The Commerce Department is expected to report Friday that the gross domestic product, the widely followed measure of the economy, shrank at an annual pace of 5.4 percent in the October-December period, a much faster descent than the 0.5 percent decline logged in the previous quarter. If economists' forecasts are correct, it would mark the weakest showing since the first quarter of 1982.
Investors are largely prepared for such a staggering number, believing the fourth quarter will likely be the worst period for the recession, now in its second year. But if the results are weaker, the market could fall further.
Meanwhile, there were more mixed earnings reports.
Consumer-products company Procter & Gamble Co. said its fourth-quarter quarter profit jumped 53 percent, boosted by a gain from the sale of its Folgers coffee business. But its sales dipped 3 percent on weakening demand for its products, which include Tide detergent, Olay skin cream and Crest toothpaste.
Also Friday, Honda Motor Co. slashed its 2009 profit target by more than half as its earnings dropped 90 percent in the latest quarter, hit by rising costs and falling sales in key markets.
Ahead of the market's open, Dow Jones industrial average futures fell 66, or 0.81 percent, to 8,046. Standard & Poor's 500 index futures fell 8.50, or 1.01 percent, to 834.30, and Nasdaq 100 index futures fell 10.50, or 0.87 percent, to 1,195.50.
A bit of good news came from Amazon.com Inc. late Thursday, which reported that its fourth-quarter profit rose 9 percent and easily surpassed analysts' forecasts. The online retailer also provided an optimistic forecast for 2009.
But there were also more layoffs. Japanese electronics maker NEC Corp. said it will cut 20,000 jobs worldwide as it reported a $1.46 billion loss for the fourth quarter.

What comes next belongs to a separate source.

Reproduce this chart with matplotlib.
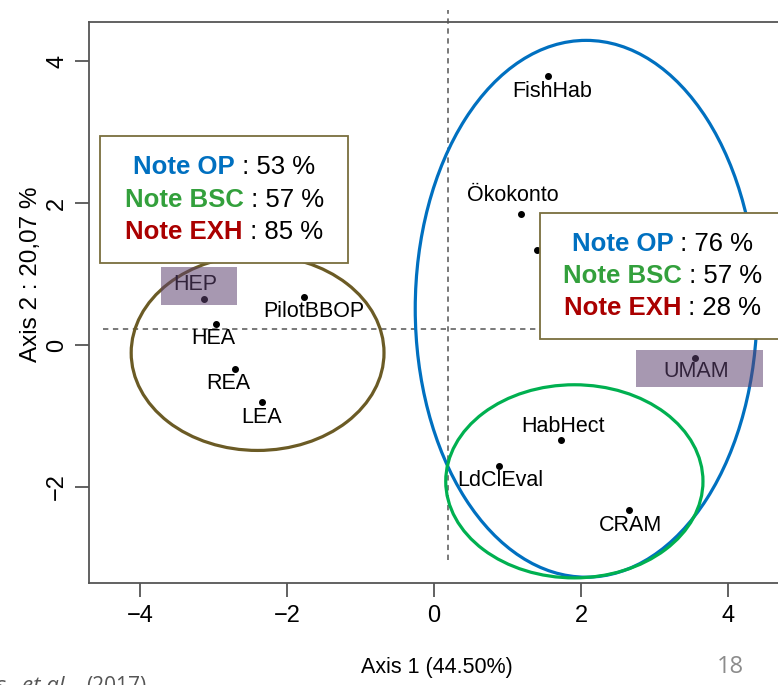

Volatility has remained high this week, with the market zigzagging on a mix of earnings and economic news as investors try to gain any insight on what the rest of 2009 will bring. Unrelenting concerns about the banking industry have also added to the uncertainty on Wall Street.
On Thursday, the Dow Jones industrial average sank 226 points, while other indicators tumbled more than 3 percent, on news that unemployment claims reached a record high and that new home sales hit a record low. This erased all of the gains from the previous day, when stocks soared on hopes that the government will take bad debt off banks' books.
Bond prices rose early Friday. The yield on the benchmark 10-year Treasury note, which moves opposite its price, fell to 2.83 percent from 2.87 percent late Thursday. The yield on the three-month T-bill, considered one of the safest investments, fell to 0.21 percent from 0.23 percent late Thursday.
The dollar was mixed against other major currencies, while gold prices rose.
Light, sweet crude fell 25 cents to $41.19 in premarket trading on the New York Mercantile Exchange.
Overseas, Japan's Nikkei stock average fell 3.12 percent. In early afternoon trading, Britain's FTSE 100 fell 0.92 percent, Germany's DAX index was down 1.80 percent, and France's CAC-40 was down 1.92 percent.